======== Source excerpt

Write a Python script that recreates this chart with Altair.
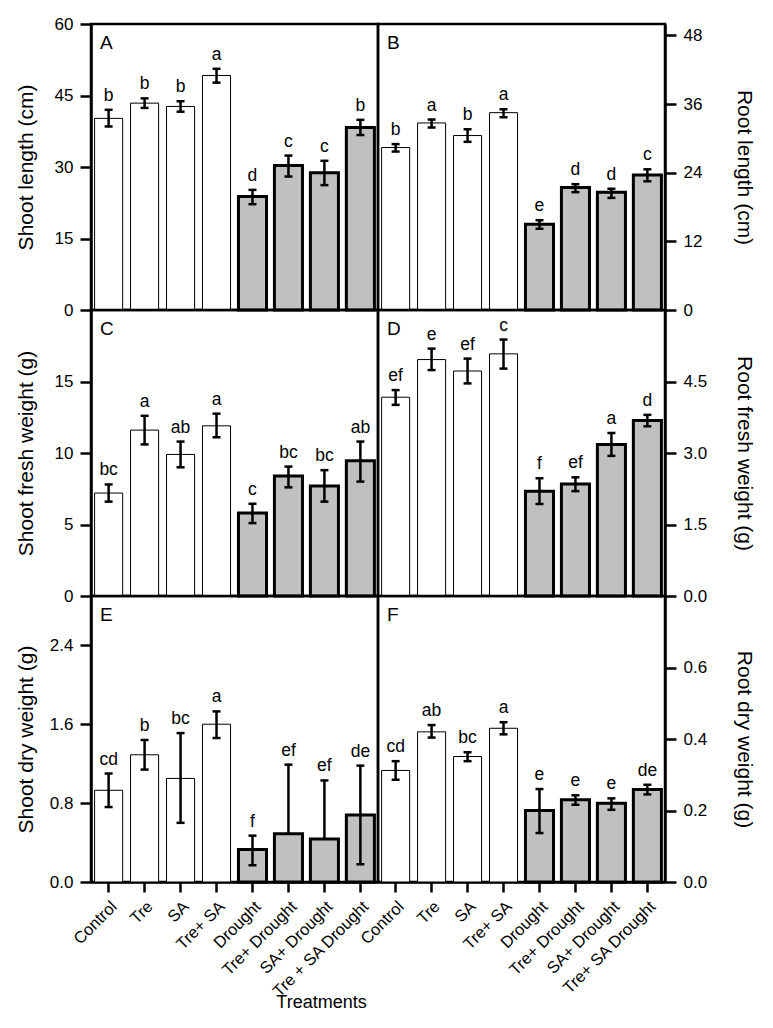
import altair as alt
import pandas as pd

# ---------------- data ----------------
cats_left = ["Control", "Tre", "SA", "Tre+ SA", "Drought", "Tre+ Drought", "SA+ Drought", "Tre + SA Drought"]
cats_right = ["Control", "Tre", "SA", "Tre+ SA", "Drought", "Tre+ Drought", "SA+ Drought", "Tre+ SA Drought"]
drought = [False, False, False, False, True, True, True, True]

# A: Shoot length (cm)
a_mean = [40.2, 43.4, 42.7, 49.2, 23.8, 30.3, 28.8, 38.3]
a_lo = [38.5, 42.4, 41.6, 47.7, 22.2, 28.0, 26.2, 36.7]
a_hi = [42.0, 44.4, 43.8, 50.6, 25.2, 32.4, 31.3, 39.9]
a_sig = ["b", "b", "b", "a", "d", "c", "c", "b"]

# B: Root length (cm)
b_mean = [28.4, 32.7, 30.5, 34.5, 15.0, 21.4, 20.6, 23.6]
b_lo = [27.7, 31.9, 29.4, 33.7, 14.2, 20.6, 19.6, 22.5]
b_hi = [29.0, 33.3, 31.6, 35.1, 15.7, 22.0, 21.2, 24.6]
b_sig = ["b", "a", "b", "a", "e", "d", "d", "c"]

# C: Shoot fresh weight (g)
c_mean = [7.2, 11.6, 9.9, 11.9, 5.8, 8.4, 7.7, 9.45]
c_lo = [6.6, 10.6, 9.0, 11.1, 5.1, 7.6, 6.6, 8.0]
c_hi = [7.8, 12.6, 10.8, 12.75, 6.45, 9.05, 8.8, 10.8]
c_sig = ["bc", "a", "ab", "a", "c", "bc", "bc", "ab"]

# D: Root fresh weight (g)
d_mean = [4.17, 4.96, 4.72, 5.08, 2.20, 2.35, 3.18, 3.68]
d_lo = [4.01, 4.74, 4.46, 4.77, 1.93, 2.20, 2.94, 3.56]
d_hi = [4.32, 5.19, 4.98, 5.38, 2.47, 2.49, 3.42, 3.80]
d_sig = ["ef", "e", "ef", "c", "f", "ef", "a", "d"]

# E: Shoot dry weight (g)
e_mean = [0.93, 1.29, 1.05, 1.60, 0.33, 0.49, 0.435, 0.68]
e_lo = [0.76, 1.14, 0.60, 1.46, 0.17, None, None, 0.18]
e_hi = [1.10, 1.44, 1.51, 1.73, 0.47, 1.19, 1.03, 1.18]
e_sig = ["cd", "b", "bc", "a", "f", "ef", "ef", "de"]

# F: Root dry weight (g)
f_mean = [0.312, 0.420, 0.351, 0.430, 0.200, 0.230, 0.220, 0.259]
f_lo = [0.286, 0.404, 0.338, 0.413, 0.137, 0.216, 0.202, 0.245]
f_hi = [0.338, 0.439, 0.363, 0.447, 0.260, 0.2425, 0.234, 0.272]
f_sig = ["cd", "ab", "bc", "a", "e", "e", "e", "de"]

FONT = "Liberation Sans"
W, H = 287, 286


def make_panel(cats, mean, lo, hi, sig, domain, ticks, fmt, title, orient, letter, xaxis):
    df = pd.DataFrame({
        "cat": cats,
        "mean": mean,
        "lo": [l if l is not None else m for l, m in zip(lo, mean)],
        "haslo": [l is not None for l in lo],
        "hi": hi,
        "sig": sig,
        "drought": drought,
    })
    xs = alt.Scale(paddingInner=0.22, paddingOuter=0.1)
    x = alt.X("cat:N", sort=cats, scale=xs, axis=xaxis, title=None)
    ys = alt.Scale(domain=domain, nice=False, zero=True)
    tx = -65 if orient == "left" else 78
    yaxis = alt.Axis(values=ticks, format=fmt, orient=orient, title=title,
                     titleX=tx, titleY=H / 2, titleAlign="center", titleBaseline="middle",
                     titleFontSize=21, labelFontSize=17, tickSize=11, tickWidth=2.5,
                     labelPadding=7, domainWidth=2.5, grid=False)

    def Y(field):
        return alt.Y(field, scale=ys, axis=yaxis, title=title)

    base = alt.Chart(df)
    white = base.transform_filter("!datum.drought").mark_bar(
        fill="white", stroke="black", strokeWidth=1, opacity=1).encode(x=x, y=Y("mean:Q"))
    grey = base.transform_filter("datum.drought").mark_bar(
        fill="#c0c0c0", stroke="black", strokeWidth=3, opacity=1).encode(x=x, y=Y("mean:Q"))
    rule = base.mark_rule(color="black", strokeWidth=2.5).encode(
        x=x, y=Y("lo:Q"), y2="hi:Q")
    caphi = base.mark_tick(color="black", size=8, thickness=2.5, opacity=1, orient="horizontal").encode(
        x=x, y=Y("hi:Q"))
    caplo = base.transform_filter("datum.haslo").mark_tick(
        color="black", size=8, thickness=2.5, opacity=1, orient="horizontal").encode(
        x=x, y=Y("lo:Q"))
    text = base.mark_text(baseline="bottom", dy=-5, fontSize=17.5, font=FONT, color="black").encode(
        x=x, y=Y("hi:Q"), text="sig:N")
    lab = alt.Chart(pd.DataFrame({"t": [letter]})).mark_text(
        align="left", baseline="top", fontSize=19, font=FONT, color="black").encode(
        x=alt.value(9), y=alt.value(10), text="t:N")
    return alt.layer(white, grey, rule, caphi, caplo, text, lab).properties(width=W, height=H)


xaxis_common = dict(labelAngle=-45, labelAlign="right", labelBaseline="top", labelFontSize=16.5,
                    labelPadding=6, tickSize=10, tickWidth=2.5, domainWidth=2.5, grid=False)
xaxis_E = alt.Axis(title="Treatments", titleX=230, titleY=120, titleAlign="center",
                   titleBaseline="middle", titleFontSize=18, **xaxis_common)
xaxis_F = alt.Axis(title=None, **xaxis_common)

pA = make_panel(cats_left, a_mean, a_lo, a_hi, a_sig, [0, 60], [0, 15, 30, 45, 60], "d",
                "Shoot length (cm)", "left", "A", None)
pB = make_panel(cats_left, b_mean, b_lo, b_hi, b_sig, [0, 50], [0, 12, 24, 36, 48], "d",
                "Root length (cm)", "right", "B", None)
pC = make_panel(cats_left, c_mean, c_lo, c_hi, c_sig, [0, 20], [0, 5, 10, 15], "d",
                "Shoot fresh weight (g)", "left", "C", None)
pD = make_panel(cats_left, d_mean, d_lo, d_hi, d_sig, [0, 6], [0, 1.5, 3.0, 4.5], ".1f",
                "Root fresh weight (g)", "right", "D", None)
pE = make_panel(cats_left, e_mean, e_lo, e_hi, e_sig, [0, 2.9], [0, 0.8, 1.6, 2.4], ".1f",
                "Shoot dry weight (g)", "left", "E", xaxis_E)
pF = make_panel(cats_right, f_mean, f_lo, f_hi, f_sig, [0, 0.8], [0, 0.2, 0.4, 0.6], ".1f",
                "Root dry weight (g)", "right", "F", xaxis_F)

chart = alt.concat(pA, pB, pC, pD, pE, pF, columns=2, spacing=0, bounds="flush").properties(
    padding={"left": 5, "top": 5, "right": 5, "bottom": 5}
).configure_view(
    stroke="black", strokeWidth=2.5
).configure_axis(
    labelFont=FONT, titleFont=FONT, labelColor="black", titleColor="black",
    domainColor="black", tickColor="black", titleFontWeight="normal"
)

chart.save("out.html", embed_options={"renderer": "svg", "actions": False})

================

◆ What to produce: Return each line exactly as written. Any picture gets left out.

◆ Exercise output:
Write a Python script that recreates this chart with Altair.
import altair as alt
import pandas as pd

# ---------------- data ----------------
cats_left = ["Control", "Tre", "SA", "Tre+ SA", "Drought", "Tre+ Drought", "SA+ Drought", "Tre + SA Drought"]
cats_right = ["Control", "Tre", "SA", "Tre+ SA", "Drought", "Tre+ Drought", "SA+ Drought", "Tre+ SA Drought"]
drought = [False, False, False, False, True, True, True, True]

# A: Shoot length (cm)
a_mean = [40.2, 43.4, 42.7, 49.2, 23.8, 30.3, 28.8, 38.3]
a_lo = [38.5, 42.4, 41.6, 47.7, 22.2, 28.0, 26.2, 36.7]
a_hi = [42.0, 44.4, 43.8, 50.6, 25.2, 32.4, 31.3, 39.9]
a_sig = ["b", "b", "b", "a", "d", "c", "c", "b"]

# B: Root length (cm)
b_mean = [28.4, 32.7, 30.5, 34.5, 15.0, 21.4, 20.6, 23.6]
b_lo = [27.7, 31.9, 29.4, 33.7, 14.2, 20.6, 19.6, 22.5]
b_hi = [29.0, 33.3, 31.6, 35.1, 15.7, 22.0, 21.2, 24.6]
b_sig = ["b", "a", "b", "a", "e", "d", "d", "c"]

# C: Shoot fresh weight (g)
c_mean = [7.2, 11.6, 9.9, 11.9, 5.8, 8.4, 7.7, 9.45]
c_lo = [6.6, 10.6, 9.0, 11.1, 5.1, 7.6, 6.6, 8.0]
c_hi = [7.8, 12.6, 10.8, 12.75, 6.45, 9.05, 8.8, 10.8]
c_sig = ["bc", "a", "ab", "a", "c", "bc", "bc", "ab"]

# D: Root fresh weight (g)
d_mean = [4.17, 4.96, 4.72, 5.08, 2.20, 2.35, 3.18, 3.68]
d_lo = [4.01, 4.74, 4.46, 4.77, 1.93, 2.20, 2.94, 3.56]
d_hi = [4.32, 5.19, 4.98, 5.38, 2.47, 2.49, 3.42, 3.80]
d_sig = ["ef", "e", "ef", "c", "f", "ef", "a", "d"]

# E: Shoot dry weight (g)
e_mean = [0.93, 1.29, 1.05, 1.60, 0.33, 0.49, 0.435, 0.68]
e_lo = [0.76, 1.14, 0.60, 1.46, 0.17, None, None, 0.18]
e_hi = [1.10, 1.44, 1.51, 1.73, 0.47, 1.19, 1.03, 1.18]
e_sig = ["cd", "b", "bc", "a", "f", "ef", "ef", "de"]

# F: Root dry weight (g)
f_mean = [0.312, 0.420, 0.351, 0.430, 0.200, 0.230, 0.220, 0.259]
f_lo = [0.286, 0.404, 0.338, 0.413, 0.137, 0.216, 0.202, 0.245]
f_hi = [0.338, 0.439, 0.363, 0.447, 0.260, 0.2425, 0.234, 0.272]
f_sig = ["cd", "ab", "bc", "a", "e", "e", "e", "de"]

FONT = "Liberation Sans"
W, H = 287, 286


def make_panel(cats, mean, lo, hi, sig, domain, ticks, fmt, title, orient, letter, xaxis):
    df = pd.DataFrame({
        "cat": cats,
        "mean": mean,
        "lo": [l if l is not None else m for l, m in zip(lo, mean)],
        "haslo": [l is not None for l in lo],
        "hi": hi,
        "sig": sig,
        "drought": drought,
    })
    xs = alt.Scale(paddingInner=0.22, paddingOuter=0.1)
    x = alt.X("cat:N", sort=cats, scale=xs, axis=xaxis, title=None)
    ys = alt.Scale(domain=domain, nice=False, zero=True)
    tx = -65 if orient == "left" else 78
    yaxis = alt.Axis(values=ticks, format=fmt, orient=orient, title=title,
                     titleX=tx, titleY=H / 2, titleAlign="center", titleBaseline="middle",
                     titleFontSize=21, labelFontSize=17, tickSize=11, tickWidth=2.5,
                     labelPadding=7, domainWidth=2.5, grid=False)

    def Y(field):
        return alt.Y(field, scale=ys, axis=yaxis, title=title)

    base = alt.Chart(df)
    white = base.transform_filter("!datum.drought").mark_bar(
        fill="white", stroke="black", strokeWidth=1, opacity=1).encode(x=x, y=Y("mean:Q"))
    grey = base.transform_filter("datum.drought").mark_bar(
        fill="#c0c0c0", stroke="black", strokeWidth=3, opacity=1).encode(x=x, y=Y("mean:Q"))
    rule = base.mark_rule(color="black", strokeWidth=2.5).encode(
        x=x, y=Y("lo:Q"), y2="hi:Q")
    caphi = base.mark_tick(color="black", size=8, thickness=2.5, opacity=1, orient="horizontal").encode(
        x=x, y=Y("hi:Q"))
    caplo = base.transform_filter("datum.haslo").mark_tick(
        color="black", size=8, thickness=2.5, opacity=1, orient="horizontal").encode(
        x=x, y=Y("lo:Q"))
    text = base.mark_text(baseline="bottom", dy=-5, fontSize=17.5, font=FONT, color="black").encode(
        x=x, y=Y("hi:Q"), text="sig:N")
    lab = alt.Chart(pd.DataFrame({"t": [letter]})).mark_text(
        align="left", baseline="top", fontSize=19, font=FONT, color="black").encode(
        x=alt.value(9), y=alt.value(10), text="t:N")
    return alt.layer(white, grey, rule, caphi, caplo, text, lab).properties(width=W, height=H)


xaxis_common = dict(labelAngle=-45, labelAlign="right", labelBaseline="top", labelFontSize=16.5,
                    labelPadding=6, tickSize=10, tickWidth=2.5, domainWidth=2.5, grid=False)
xaxis_E = alt.Axis(title="Treatments", titleX=230, titleY=120, titleAlign="center",
                   titleBaseline="middle", titleFontSize=18, **xaxis_common)
xaxis_F = alt.Axis(title=None, **xaxis_common)

pA = make_panel(cats_left, a_mean, a_lo, a_hi, a_sig, [0, 60], [0, 15, 30, 45, 60], "d",
                "Shoot length (cm)", "left", "A", None)
pB = make_panel(cats_left, b_mean, b_lo, b_hi, b_sig, [0, 50], [0, 12, 24, 36, 48], "d",
                "Root length (cm)", "right", "B", None)
pC = make_panel(cats_left, c_mean, c_lo, c_hi, c_sig, [0, 20], [0, 5, 10, 15], "d",
                "Shoot fresh weight (g)", "left", "C", None)
pD = make_panel(cats_left, d_mean, d_lo, d_hi, d_sig, [0, 6], [0, 1.5, 3.0, 4.5], ".1f",
                "Root fresh weight (g)", "right", "D", None)
pE = make_panel(cats_left, e_mean, e_lo, e_hi, e_sig, [0, 2.9], [0, 0.8, 1.6, 2.4], ".1f",
                "Shoot dry weight (g)", "left", "E", xaxis_E)
pF = make_panel(cats_right, f_mean, f_lo, f_hi, f_sig, [0, 0.8], [0, 0.2, 0.4, 0.6], ".1f",
                "Root dry weight (g)", "right", "F", xaxis_F)

chart = alt.concat(pA, pB, pC, pD, pE, pF, columns=2, spacing=0, bounds="flush").properties(
    padding={"left": 5, "top": 5, "right": 5, "bottom": 5}
).configure_view(
    stroke="black", strokeWidth=2.5
).configure_axis(
    labelFont=FONT, titleFont=FONT, labelColor="black", titleColor="black",
    domainColor="black", tickColor="black", titleFontWeight="normal"
)

chart.save("out.html", embed_options={"renderer": "svg", "actions": False})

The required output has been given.